Salah satu pengembangan paling signifikan dari kurikulum sebelumnya (KTSP) adalah ide untuk memiliki pendekatan terpadu tematik dalam belajar mengajar di semua mata pelajaran pada tingkat SD. Pelajaran Ilmu Pengetahuan Sosial dan Ilmu Pengetahuan Alam akan digabung ke dalam pelajaran Bahasa Indonesia, berarti isi mata pelajaran ini akan diintegrasikan dan disampaikan di dalam kelas Bahasa Indonesia. Integrasi ini direncanakan akan terjadi sampai siswa mencapai kelas 4 di mana mereka akan memiliki kelas IPA dan IPS lagi. Ketika melihat ide ini, saya harus mengatakan bahwa itu adalah ide yang cukup ambisius, namun juga membawa misi yang baik terhadap pergerakan sistem pendidikan kita. Ide ini bisa bekerja dengan baik, karena banyak terdapat konsep pelajaran yang sebenarnya dapat diajarkan antar subjek. Hal ini sangat mungkin terjadi, untuk mengajarkan konten Ilmu Pengetahuan Alam dan Sosial di kelas Bahasa Indonesia, jika kita mengingat bahwa bahasa adalah media utama untuk belajar.
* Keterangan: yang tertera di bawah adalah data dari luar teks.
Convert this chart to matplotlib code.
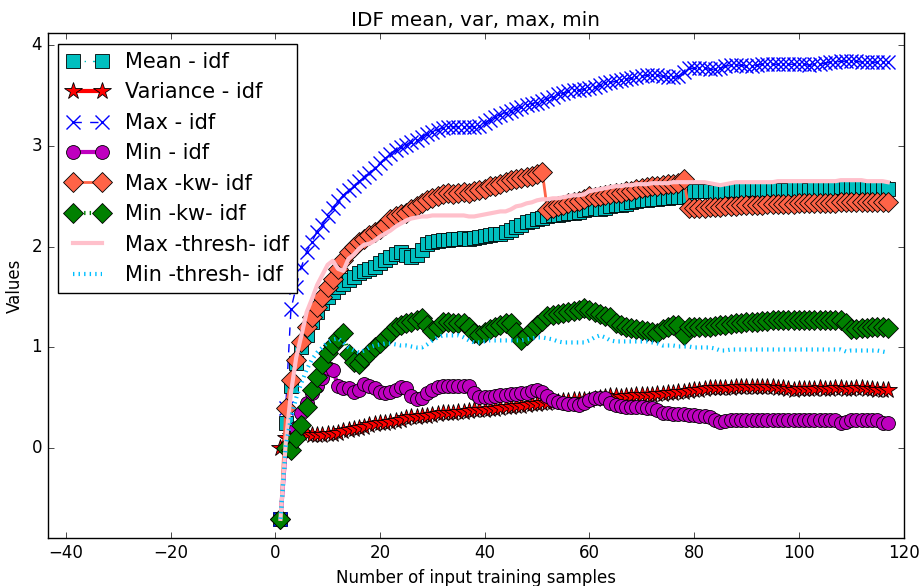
import matplotlib
matplotlib.use("Agg")
import matplotlib.pyplot as plt

plt.style.use("classic")

# number of training samples
samples = list(range(1, 118))

mean_idf = [
    -0.70, 0.25, 0.62, 0.85, 1.00, 1.12, 1.25, 1.35, 1.44, 1.50,
    1.55, 1.60, 1.63, 1.67, 1.70, 1.74, 1.76, 1.78, 1.80, 1.84,
    1.87, 1.90, 1.93, 1.95, 1.92, 1.90, 1.92, 1.97, 2.03, 2.05,
    2.06, 2.07, 2.07, 2.08, 2.08, 2.09, 2.08, 2.09, 2.10, 2.11,
    2.12, 2.13, 2.13, 2.15, 2.17, 2.20, 2.22, 2.24, 2.25, 2.27,
    2.28, 2.30, 2.31, 2.31, 2.32, 2.33, 2.33, 2.34, 2.36, 2.37,
    2.38, 2.37, 2.38, 2.40, 2.41, 2.41, 2.42, 2.44, 2.45, 2.46,
    2.46, 2.47, 2.47, 2.48, 2.48, 2.49, 2.49, 2.49, 2.50, 2.55,
    2.55, 2.55, 2.55, 2.54, 2.54, 2.55, 2.56, 2.56, 2.56, 2.56,
    2.57, 2.57, 2.56, 2.57, 2.57, 2.57, 2.56, 2.56, 2.57, 2.57,
    2.57, 2.56, 2.57, 2.57, 2.57, 2.57, 2.58, 2.59, 2.59, 2.59,
    2.59, 2.59, 2.59, 2.59, 2.58, 2.58, 2.57,
]

var_idf = [
    0.00, 0.10, 0.12, 0.14, 0.15, 0.14, 0.13, 0.13, 0.13, 0.14,
    0.14, 0.15, 0.17, 0.18, 0.19, 0.20, 0.21, 0.23, 0.24, 0.25,
    0.25, 0.26, 0.27, 0.28, 0.30, 0.31, 0.31, 0.32, 0.32, 0.33,
    0.34, 0.35, 0.35, 0.35, 0.36, 0.36, 0.37, 0.38, 0.38, 0.38,
    0.39, 0.39, 0.40, 0.41, 0.41, 0.42, 0.42, 0.43, 0.44, 0.44,
    0.45, 0.45, 0.46, 0.46, 0.47, 0.47, 0.48, 0.48, 0.48, 0.48,
    0.49, 0.50, 0.51, 0.52, 0.52, 0.51, 0.52, 0.52, 0.53, 0.53,
    0.53, 0.53, 0.54, 0.54, 0.55, 0.55, 0.56, 0.56, 0.57, 0.58,
    0.58, 0.59, 0.60, 0.60, 0.60, 0.60, 0.60, 0.61, 0.61, 0.61,
    0.61, 0.61, 0.61, 0.61, 0.61, 0.60, 0.60, 0.59, 0.58, 0.59,
    0.59, 0.59, 0.59, 0.60, 0.59, 0.59, 0.60, 0.60, 0.59, 0.59,
    0.60, 0.60, 0.59, 0.59, 0.58, 0.58, 0.58,
]

max_idf = [
    -0.70, 0.40, 1.38, 1.60, 1.80, 1.95, 2.05, 2.15, 2.22, 2.30,
    2.38, 2.45, 2.51, 2.56, 2.60, 2.65, 2.69, 2.73, 2.78, 2.83,
    2.88, 2.92, 2.96, 2.99, 3.01, 3.04, 3.06, 3.09, 3.12, 3.14,
    3.16, 3.18, 3.19, 3.19, 3.19, 3.19, 3.19, 3.19, 3.20, 3.23,
    3.26, 3.29, 3.31, 3.33, 3.35, 3.37, 3.39, 3.41, 3.42, 3.43,
    3.45, 3.47, 3.49, 3.51, 3.52, 3.54, 3.55, 3.55, 3.56, 3.57,
    3.58, 3.60, 3.62, 3.63, 3.64, 3.65, 3.66, 3.67, 3.68, 3.69,
    3.70, 3.70, 3.70, 3.69, 3.68, 3.68, 3.69, 3.73, 3.77, 3.77,
    3.77, 3.77, 3.76, 3.76, 3.77, 3.79, 3.80, 3.80, 3.80, 3.79,
    3.79, 3.80, 3.81, 3.81, 3.81, 3.81, 3.81, 3.81, 3.81, 3.81,
    3.81, 3.80, 3.81, 3.81, 3.82, 3.83, 3.83, 3.84, 3.84, 3.84,
    3.84, 3.83, 3.83, 3.83, 3.83, 3.83, 3.83,
]

min_idf = [
    -0.70, 0.00, 0.05, 0.20, 0.35, 0.45, 0.55, 0.62, 0.70, 0.80,
    0.78, 0.62, 0.60, 0.60, 0.56, 0.58, 0.64, 0.62, 0.60, 0.56,
    0.55, 0.56, 0.58, 0.61, 0.60, 0.52, 0.49, 0.50, 0.55, 0.58,
    0.61, 0.62, 0.62, 0.62, 0.62, 0.62, 0.62, 0.55, 0.51, 0.51,
    0.51, 0.52, 0.53, 0.53, 0.54, 0.54, 0.55, 0.55, 0.57, 0.58,
    0.56, 0.52, 0.48, 0.46, 0.45, 0.44, 0.44, 0.43, 0.45, 0.48,
    0.50, 0.50, 0.50, 0.45, 0.43, 0.42, 0.41, 0.41, 0.41, 0.41,
    0.40, 0.40, 0.38, 0.35, 0.35, 0.34, 0.34, 0.34, 0.33, 0.33,
    0.32, 0.32, 0.31, 0.28, 0.26, 0.27, 0.28, 0.28, 0.28, 0.28,
    0.28, 0.28, 0.28, 0.28, 0.28, 0.28, 0.28, 0.28, 0.28, 0.28,
    0.28, 0.28, 0.28, 0.28, 0.28, 0.28, 0.28, 0.25, 0.26, 0.28,
    0.28, 0.28, 0.28, 0.28, 0.28, 0.25, 0.25,
]

max_kw_idf = [
    -0.70, 0.40, 0.68, 0.88, 1.05, 1.20, 1.30, 1.40, 1.50, 1.60,
    1.68, 1.78, 1.87, 1.95, 2.00, 2.05, 2.08, 2.12, 2.15, 2.18,
    2.22, 2.27, 2.30, 2.32, 2.33, 2.37, 2.40, 2.43, 2.46, 2.48,
    2.50, 2.52, 2.53, 2.52, 2.53, 2.54, 2.53, 2.55, 2.56, 2.57,
    2.60, 2.60, 2.62, 2.64, 2.66, 2.67, 2.68, 2.69, 2.70, 2.72,
    2.74, 2.36, 2.38, 2.40, 2.41, 2.43, 2.44, 2.45, 2.47, 2.50,
    2.49, 2.50, 2.51, 2.52, 2.53, 2.53, 2.55, 2.55, 2.57, 2.58,
    2.59, 2.60, 2.60, 2.61, 2.62, 2.62, 2.63, 2.67, 2.38, 2.38,
    2.38, 2.38, 2.39, 2.39, 2.39, 2.40, 2.40, 2.40, 2.41, 2.41,
    2.41, 2.41, 2.41, 2.42, 2.42, 2.42, 2.42, 2.42, 2.42, 2.43,
    2.43, 2.43, 2.43, 2.43, 2.43, 2.43, 2.43, 2.44, 2.44, 2.44,
    2.44, 2.44, 2.44, 2.44, 2.44, 2.44, 2.44,
]

min_kw_idf = [
    -0.70, 0.00, -0.02, 0.10, 0.23, 0.41, 0.58, 0.71, 0.84, 0.95,
    1.02, 1.09, 1.14, 0.94, 0.86, 0.84, 0.90, 0.95, 1.00, 1.04,
    1.09, 1.14, 1.20, 1.22, 1.24, 1.25, 1.27, 1.29, 1.22, 1.16,
    1.20, 1.25, 1.25, 1.24, 1.24, 1.24, 1.20, 1.14, 1.12, 1.15,
    1.18, 1.20, 1.22, 1.24, 1.24, 1.15, 1.07, 1.12, 1.17, 1.22,
    1.26, 1.31, 1.32, 1.33, 1.34, 1.35, 1.36, 1.37, 1.39, 1.37,
    1.35, 1.33, 1.31, 1.30, 1.24, 1.22, 1.20, 1.19, 1.18, 1.17,
    1.16, 1.15, 1.14, 1.18, 1.20, 1.22, 1.22, 1.12, 1.20, 1.20,
    1.20, 1.20, 1.20, 1.21, 1.22, 1.22, 1.23, 1.24, 1.24, 1.25,
    1.25, 1.25, 1.26, 1.26, 1.27, 1.27, 1.27, 1.27, 1.27, 1.27,
    1.27, 1.27, 1.27, 1.27, 1.27, 1.27, 1.27, 1.27, 1.24, 1.18,
    1.18, 1.19, 1.19, 1.20, 1.20, 1.20, 1.19,
]

max_thresh_idf = [
    -0.70, 0.05, 0.55, 0.90, 1.12, 1.35, 1.48, 1.62, 1.72, 1.82,
    1.86, 1.78, 1.76, 1.88, 1.92, 1.98, 2.02, 2.03, 2.06, 2.10,
    2.13, 2.16, 2.20, 2.23, 2.26, 2.28, 2.29, 2.30, 2.30, 2.31,
    2.31, 2.31, 2.31, 2.31, 2.31, 2.31, 2.30, 2.30, 2.31, 2.32,
    2.33, 2.34, 2.35, 2.35, 2.37, 2.40, 2.41, 2.43, 2.44, 2.46,
    2.47, 2.47, 2.48, 2.48, 2.49, 2.50, 2.51, 2.51, 2.52, 2.55,
    2.56, 2.57, 2.58, 2.59, 2.60, 2.60, 2.61, 2.61, 2.62, 2.62,
    2.62, 2.63, 2.63, 2.63, 2.63, 2.64, 2.64, 2.64, 2.64, 2.64,
    2.64, 2.64, 2.63, 2.62, 2.61, 2.62, 2.63, 2.64, 2.64, 2.64,
    2.64, 2.64, 2.64, 2.64, 2.64, 2.65, 2.65, 2.65, 2.65, 2.65,
    2.65, 2.65, 2.65, 2.65, 2.65, 2.65, 2.65, 2.66, 2.66, 2.66,
    2.66, 2.66, 2.65, 2.65, 2.65, 2.65, 2.64,
]

min_thresh_idf = [
    -0.70, 0.02, 0.30, 0.50, 0.65, 0.78, 0.88, 0.95, 1.00, 1.05,
    1.08, 1.09, 1.05, 1.00, 0.97, 0.95, 0.97, 1.00, 1.02, 1.03,
    1.04, 1.04, 1.03, 1.02, 1.02, 1.01, 1.00, 1.00, 1.03, 1.07,
    1.10, 1.12, 1.12, 1.12, 1.12, 1.10, 1.07, 1.05, 1.05, 1.06,
    1.07, 1.07, 1.07, 1.07, 1.07, 1.07, 1.07, 1.08, 1.09, 1.10,
    1.10, 1.09, 1.08, 1.06, 1.05, 1.05, 1.05, 1.05, 1.05, 1.07,
    1.10, 1.12, 1.10, 1.07, 1.06, 1.06, 1.06, 1.06, 1.06, 1.06,
    1.06, 1.05, 1.04, 1.02, 1.02, 1.02, 1.01, 1.01, 1.01, 1.00,
    1.00, 1.00, 1.00, 0.99, 0.97, 0.97, 0.98, 0.98, 0.98, 0.98,
    0.98, 0.98, 0.98, 0.98, 0.98, 0.98, 0.98, 0.98, 0.98, 0.98,
    0.98, 0.98, 0.98, 0.98, 0.98, 0.98, 0.98, 0.98, 0.96, 0.97,
    0.97, 0.97, 0.97, 0.97, 0.97, 0.96, 0.95,
]

fig = plt.figure(figsize=(9.24, 5.86), dpi=100, facecolor="w")
fig.subplots_adjust(left=47.5 / 924, right=903.5 / 924,
                    top=1 - 33.3 / 586, bottom=1 - 538.3 / 586)
ax = fig.add_subplot(111)

ms = 10
ax.plot(samples, mean_idf, "-.", color="c", marker="s", ms=ms,
        mec="k", mew=0.6, lw=1, label="Mean - idf")
ax.plot(samples, var_idf, "-", color="r", marker="*", ms=13,
        mec="k", mew=0.6, lw=3, label="Variance - idf")
ax.plot(samples, max_idf, "--", color="b", marker="x", ms=ms,
        mec="b", mew=1, lw=1, label="Max - idf")
ax.plot(samples, min_idf, "-", color="m", marker="o", ms=ms,
        mec="k", mew=0.6, lw=3, label="Min - idf")
ax.plot(samples, max_kw_idf, "-", color="tomato", marker="D", ms=ms,
        mec="k", mew=0.6, lw=2, label="Max -kw- idf")
ax.plot(samples, min_kw_idf, ":", color="g", marker="D", ms=ms,
        mec="k", mew=0.6, lw=3, label="Min -kw- idf")
ax.plot(samples, max_thresh_idf, "-", color="pink", lw=3,
        label="Max -thresh- idf")
ax.plot(samples, min_thresh_idf, ":", color="deepskyblue", lw=3,
        label="Min -thresh- idf")

ax.set_xlim(-43.5, 120)
ax.set_ylim(-0.893, 4.117)
ax.set_xticks(range(-40, 121, 20))
ax.set_yticks(range(0, 5))

ax.set_title("IDF mean, var, max, min")
ax.set_xlabel("Number of input training samples")
ax.set_ylabel("Values")

ax.legend(loc="upper left", numpoints=2, fontsize=15)

fig.savefig("out.png", dpi=100, facecolor="w")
Sebagai contoh, ketika siswa belajar tentang energi, mereka akan membaca teks tentang bentuk- bentuk energi, mereka juga menulis prosedur eksperimen ilmiah, dan juga menjelaskan hasil percobaannya secara lisan, selain itu ada kemungkinan besar untuk membahas konsep-konsep tertentu dari mata pelajaran lain seperti: konsep ilmu sosial tentang konservasi energi, dan semua dapat dilakukan di kelas bahasa. Apakah itu terdengar seperti ide yang brilian? Jadi, mengapa hal itu saya katakan terlalu ambisius? Saya mengamati bahwa pendekatan baru ini sengaja dikembangkan oleh pemerintah untuk tetap up-to-date dan berusaha mengejar ketinggalan dari tren pendidikan terbaru, atau setidaknya berniat untuk serupa atau menyamai kurikulum internasional yang dimiliki oleh organisasi pendidikan global seperti International Baccalaureate Organization (IBO). Sekedar informasi, bahwa IBO telah melakukan program ini dalam kurun waktu sekitar 40 tahun. Konsep terpadu atau apa yang mereka sebut kurikulum transdisciplinary telah mengakar dalam praktek belajar mengajar di semua sekolah IB di seluruh dunia, termasuk Sekolah Ciputra. Tentu saja dengan segala dilema dan tantangannya sendiri.
Sekarang kita bisa membayangkan, berapa lama waktu yang dibutuhkan untuk kurikulum 2013 untuk dapat diterapkan secara efektif di negara kita, mengingat kualitas guru, pengembangan profesional dan investasi narasumber, dan tentu saja aspek demografi. Teori pendekatan terpadu jauh lebih mudah untuk dibahas dan dibicarakan, tetapi sangat sulit untuk diterapkan dalam proses belajar mengajar yang sebenarnya, terutama ketika para guru masih memiliki paradigma sistem pendidikan lama. Jadi, saya perlu menyarankan bahwa pemerintah perlu fokus dan berinvestasi lebih pada peningkatan kualitas guru serta pengayaan narasumber ilmu, dan tidak dapat bergantung pada satu "Buku Babon" saja.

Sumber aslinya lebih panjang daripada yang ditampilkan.